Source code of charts
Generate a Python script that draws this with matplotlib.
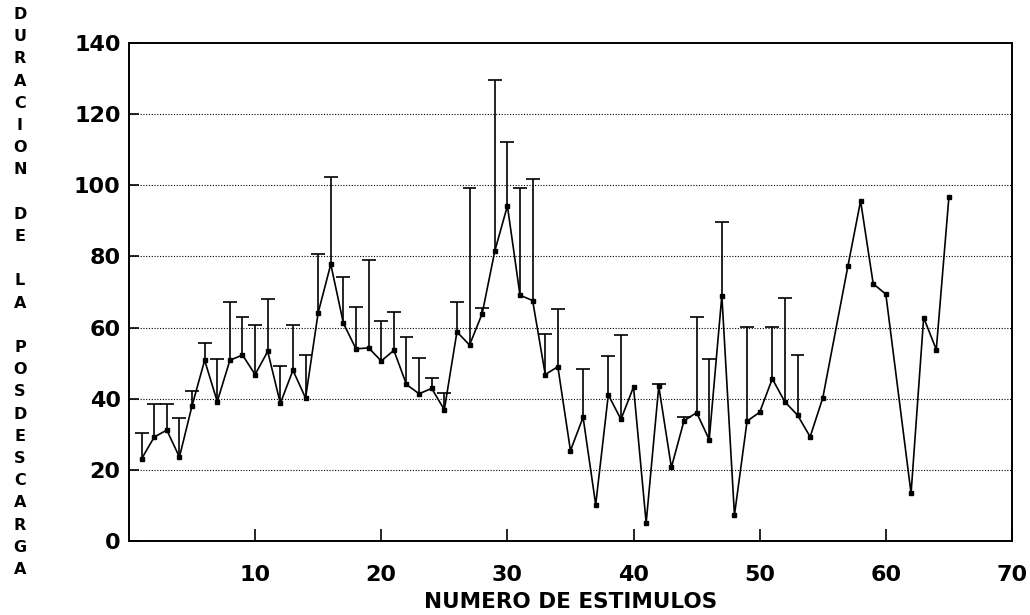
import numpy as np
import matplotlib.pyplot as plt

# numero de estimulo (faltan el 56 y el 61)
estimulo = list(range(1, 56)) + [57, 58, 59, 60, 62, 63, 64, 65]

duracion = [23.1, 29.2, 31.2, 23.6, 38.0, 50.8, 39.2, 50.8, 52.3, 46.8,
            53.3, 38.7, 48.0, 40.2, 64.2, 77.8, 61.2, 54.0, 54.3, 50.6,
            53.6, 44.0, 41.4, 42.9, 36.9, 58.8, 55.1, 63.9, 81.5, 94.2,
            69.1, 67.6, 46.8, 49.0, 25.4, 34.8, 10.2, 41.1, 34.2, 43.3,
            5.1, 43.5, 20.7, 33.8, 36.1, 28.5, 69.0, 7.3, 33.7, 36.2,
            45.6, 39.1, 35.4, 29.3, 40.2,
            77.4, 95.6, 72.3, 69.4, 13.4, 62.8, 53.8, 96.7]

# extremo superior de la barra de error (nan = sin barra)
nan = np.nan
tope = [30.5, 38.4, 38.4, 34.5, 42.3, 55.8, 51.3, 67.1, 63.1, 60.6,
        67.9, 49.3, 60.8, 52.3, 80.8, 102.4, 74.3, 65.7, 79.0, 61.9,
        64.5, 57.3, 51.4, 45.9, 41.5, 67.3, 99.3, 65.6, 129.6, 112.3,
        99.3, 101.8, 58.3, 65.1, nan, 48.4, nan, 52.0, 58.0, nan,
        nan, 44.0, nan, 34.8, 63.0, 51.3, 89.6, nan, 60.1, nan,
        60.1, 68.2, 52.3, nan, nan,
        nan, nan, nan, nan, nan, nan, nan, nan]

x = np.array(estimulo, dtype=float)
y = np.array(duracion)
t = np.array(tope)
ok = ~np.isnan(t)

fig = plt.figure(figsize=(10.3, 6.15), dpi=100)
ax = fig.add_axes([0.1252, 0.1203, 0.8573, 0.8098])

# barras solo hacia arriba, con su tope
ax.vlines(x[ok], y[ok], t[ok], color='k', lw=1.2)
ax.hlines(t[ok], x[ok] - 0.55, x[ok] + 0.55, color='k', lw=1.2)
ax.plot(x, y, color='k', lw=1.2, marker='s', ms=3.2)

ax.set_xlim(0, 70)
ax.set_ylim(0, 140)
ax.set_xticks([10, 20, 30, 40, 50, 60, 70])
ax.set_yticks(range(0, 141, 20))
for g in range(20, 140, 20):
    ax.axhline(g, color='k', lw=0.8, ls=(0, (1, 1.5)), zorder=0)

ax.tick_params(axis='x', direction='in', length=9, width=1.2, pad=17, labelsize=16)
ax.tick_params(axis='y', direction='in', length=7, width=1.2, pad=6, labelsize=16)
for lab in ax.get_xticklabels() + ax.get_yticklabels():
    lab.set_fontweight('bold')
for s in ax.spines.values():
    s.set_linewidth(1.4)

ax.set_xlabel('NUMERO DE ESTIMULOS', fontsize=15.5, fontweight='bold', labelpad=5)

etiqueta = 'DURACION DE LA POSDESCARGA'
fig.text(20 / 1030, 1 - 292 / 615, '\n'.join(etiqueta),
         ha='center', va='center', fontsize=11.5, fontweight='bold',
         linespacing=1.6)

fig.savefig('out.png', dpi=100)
--
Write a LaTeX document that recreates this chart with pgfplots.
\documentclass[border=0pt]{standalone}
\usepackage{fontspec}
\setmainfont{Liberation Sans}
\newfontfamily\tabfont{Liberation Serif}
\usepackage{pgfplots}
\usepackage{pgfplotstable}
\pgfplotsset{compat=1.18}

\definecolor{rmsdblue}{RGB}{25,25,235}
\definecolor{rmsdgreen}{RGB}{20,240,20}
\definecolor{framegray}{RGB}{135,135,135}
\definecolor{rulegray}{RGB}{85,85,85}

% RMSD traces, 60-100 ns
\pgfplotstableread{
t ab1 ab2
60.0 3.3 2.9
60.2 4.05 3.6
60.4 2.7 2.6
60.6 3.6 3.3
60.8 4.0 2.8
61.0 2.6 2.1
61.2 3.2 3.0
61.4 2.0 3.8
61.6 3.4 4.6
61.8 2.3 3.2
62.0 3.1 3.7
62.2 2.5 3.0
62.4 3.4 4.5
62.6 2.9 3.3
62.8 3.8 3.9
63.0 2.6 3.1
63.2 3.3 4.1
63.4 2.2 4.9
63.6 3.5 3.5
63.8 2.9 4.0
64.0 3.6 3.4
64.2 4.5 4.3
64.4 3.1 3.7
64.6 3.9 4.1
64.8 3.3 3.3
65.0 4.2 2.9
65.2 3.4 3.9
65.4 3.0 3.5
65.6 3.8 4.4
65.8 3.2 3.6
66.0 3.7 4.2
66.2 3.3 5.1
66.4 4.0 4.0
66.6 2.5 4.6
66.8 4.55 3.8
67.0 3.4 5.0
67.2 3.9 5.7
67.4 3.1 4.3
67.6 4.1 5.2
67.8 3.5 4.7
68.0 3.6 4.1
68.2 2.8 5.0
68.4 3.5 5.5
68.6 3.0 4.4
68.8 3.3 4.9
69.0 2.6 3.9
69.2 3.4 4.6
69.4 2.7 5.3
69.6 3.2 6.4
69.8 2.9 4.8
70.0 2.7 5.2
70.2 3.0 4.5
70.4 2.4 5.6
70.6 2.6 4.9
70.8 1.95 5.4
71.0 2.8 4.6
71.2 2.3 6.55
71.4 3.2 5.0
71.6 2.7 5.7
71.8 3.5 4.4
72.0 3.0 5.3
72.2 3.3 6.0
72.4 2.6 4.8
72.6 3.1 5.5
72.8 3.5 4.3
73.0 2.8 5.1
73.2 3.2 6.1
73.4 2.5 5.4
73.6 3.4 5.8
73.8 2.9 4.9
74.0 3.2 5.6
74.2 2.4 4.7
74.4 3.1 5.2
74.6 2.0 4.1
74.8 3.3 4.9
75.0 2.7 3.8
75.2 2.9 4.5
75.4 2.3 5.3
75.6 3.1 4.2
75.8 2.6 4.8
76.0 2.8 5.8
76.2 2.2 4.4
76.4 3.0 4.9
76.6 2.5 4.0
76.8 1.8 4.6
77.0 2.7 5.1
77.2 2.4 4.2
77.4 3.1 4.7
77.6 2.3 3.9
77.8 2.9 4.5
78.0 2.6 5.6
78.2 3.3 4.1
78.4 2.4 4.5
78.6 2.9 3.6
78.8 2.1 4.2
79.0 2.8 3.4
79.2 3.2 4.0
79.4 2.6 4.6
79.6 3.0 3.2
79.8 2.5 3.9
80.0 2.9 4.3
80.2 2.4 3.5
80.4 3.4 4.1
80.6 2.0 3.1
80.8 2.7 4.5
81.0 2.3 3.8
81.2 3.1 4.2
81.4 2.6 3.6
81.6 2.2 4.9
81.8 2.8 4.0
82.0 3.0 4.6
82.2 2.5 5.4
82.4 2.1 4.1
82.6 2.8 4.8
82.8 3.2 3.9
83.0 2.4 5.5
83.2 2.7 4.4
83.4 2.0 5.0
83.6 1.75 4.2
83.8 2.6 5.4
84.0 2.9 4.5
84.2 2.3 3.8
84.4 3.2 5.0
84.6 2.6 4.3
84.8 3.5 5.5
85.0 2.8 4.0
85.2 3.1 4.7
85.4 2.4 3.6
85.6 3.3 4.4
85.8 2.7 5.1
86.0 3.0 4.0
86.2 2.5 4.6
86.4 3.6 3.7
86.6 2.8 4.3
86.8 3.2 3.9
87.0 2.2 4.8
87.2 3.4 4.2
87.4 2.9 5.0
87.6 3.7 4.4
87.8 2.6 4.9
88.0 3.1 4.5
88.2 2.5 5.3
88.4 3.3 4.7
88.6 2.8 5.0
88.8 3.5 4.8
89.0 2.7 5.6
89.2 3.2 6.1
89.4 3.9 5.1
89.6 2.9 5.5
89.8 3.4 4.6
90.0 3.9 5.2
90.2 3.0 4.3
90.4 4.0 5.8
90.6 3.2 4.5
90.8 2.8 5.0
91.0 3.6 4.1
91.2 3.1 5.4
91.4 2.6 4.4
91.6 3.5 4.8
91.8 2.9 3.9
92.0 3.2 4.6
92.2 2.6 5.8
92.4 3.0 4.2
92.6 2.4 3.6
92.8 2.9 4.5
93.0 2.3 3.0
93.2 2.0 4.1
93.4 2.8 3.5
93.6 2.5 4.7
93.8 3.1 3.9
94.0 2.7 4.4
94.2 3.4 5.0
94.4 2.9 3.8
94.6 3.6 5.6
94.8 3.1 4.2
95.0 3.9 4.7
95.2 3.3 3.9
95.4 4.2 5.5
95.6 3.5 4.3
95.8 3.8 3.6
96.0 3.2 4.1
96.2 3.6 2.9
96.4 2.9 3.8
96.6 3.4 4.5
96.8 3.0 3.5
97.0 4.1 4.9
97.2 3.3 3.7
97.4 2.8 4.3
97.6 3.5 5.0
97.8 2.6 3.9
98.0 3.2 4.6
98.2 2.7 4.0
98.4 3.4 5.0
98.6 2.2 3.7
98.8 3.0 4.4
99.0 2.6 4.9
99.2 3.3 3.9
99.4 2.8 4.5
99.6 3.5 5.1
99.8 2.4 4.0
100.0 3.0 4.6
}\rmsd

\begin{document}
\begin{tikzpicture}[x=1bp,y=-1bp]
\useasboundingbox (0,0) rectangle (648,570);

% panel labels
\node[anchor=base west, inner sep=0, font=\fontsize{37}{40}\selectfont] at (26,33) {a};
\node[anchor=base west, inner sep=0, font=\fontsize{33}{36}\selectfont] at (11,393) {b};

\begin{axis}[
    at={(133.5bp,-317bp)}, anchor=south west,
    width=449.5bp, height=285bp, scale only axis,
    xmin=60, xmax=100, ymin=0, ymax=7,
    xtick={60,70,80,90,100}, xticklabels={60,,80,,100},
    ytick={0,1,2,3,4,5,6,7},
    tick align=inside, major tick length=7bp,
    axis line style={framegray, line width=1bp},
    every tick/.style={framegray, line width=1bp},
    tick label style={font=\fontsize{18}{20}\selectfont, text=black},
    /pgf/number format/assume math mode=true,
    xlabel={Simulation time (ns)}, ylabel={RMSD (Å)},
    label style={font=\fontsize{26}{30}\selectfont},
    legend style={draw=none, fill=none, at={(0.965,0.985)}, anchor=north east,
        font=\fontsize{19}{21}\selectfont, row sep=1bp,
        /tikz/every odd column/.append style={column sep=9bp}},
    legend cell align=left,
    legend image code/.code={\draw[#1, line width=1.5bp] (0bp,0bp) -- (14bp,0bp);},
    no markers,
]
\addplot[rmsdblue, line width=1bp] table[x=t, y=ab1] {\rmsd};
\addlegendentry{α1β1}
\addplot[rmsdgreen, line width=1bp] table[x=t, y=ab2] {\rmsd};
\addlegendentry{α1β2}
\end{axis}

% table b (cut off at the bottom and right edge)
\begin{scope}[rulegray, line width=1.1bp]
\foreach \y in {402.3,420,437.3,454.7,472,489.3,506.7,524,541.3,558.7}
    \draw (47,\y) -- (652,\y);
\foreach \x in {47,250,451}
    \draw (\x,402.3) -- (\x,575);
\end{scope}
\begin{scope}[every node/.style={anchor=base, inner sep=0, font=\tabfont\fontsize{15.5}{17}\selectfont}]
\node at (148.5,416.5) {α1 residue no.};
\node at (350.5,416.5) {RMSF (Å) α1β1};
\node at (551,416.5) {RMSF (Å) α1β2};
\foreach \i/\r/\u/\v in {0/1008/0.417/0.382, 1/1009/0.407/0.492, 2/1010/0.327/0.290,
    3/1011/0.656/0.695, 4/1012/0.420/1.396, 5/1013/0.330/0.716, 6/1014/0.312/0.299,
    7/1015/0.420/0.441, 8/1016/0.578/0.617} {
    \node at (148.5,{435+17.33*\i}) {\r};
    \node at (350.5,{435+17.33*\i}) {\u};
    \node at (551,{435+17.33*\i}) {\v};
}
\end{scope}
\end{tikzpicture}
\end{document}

* **What you have to do**: Find each line holding the word "that" and copy it.

* **Result of this exercise**:
Generate a Python script that draws this with matplotlib.
Write a LaTeX document that recreates this chart with pgfplots.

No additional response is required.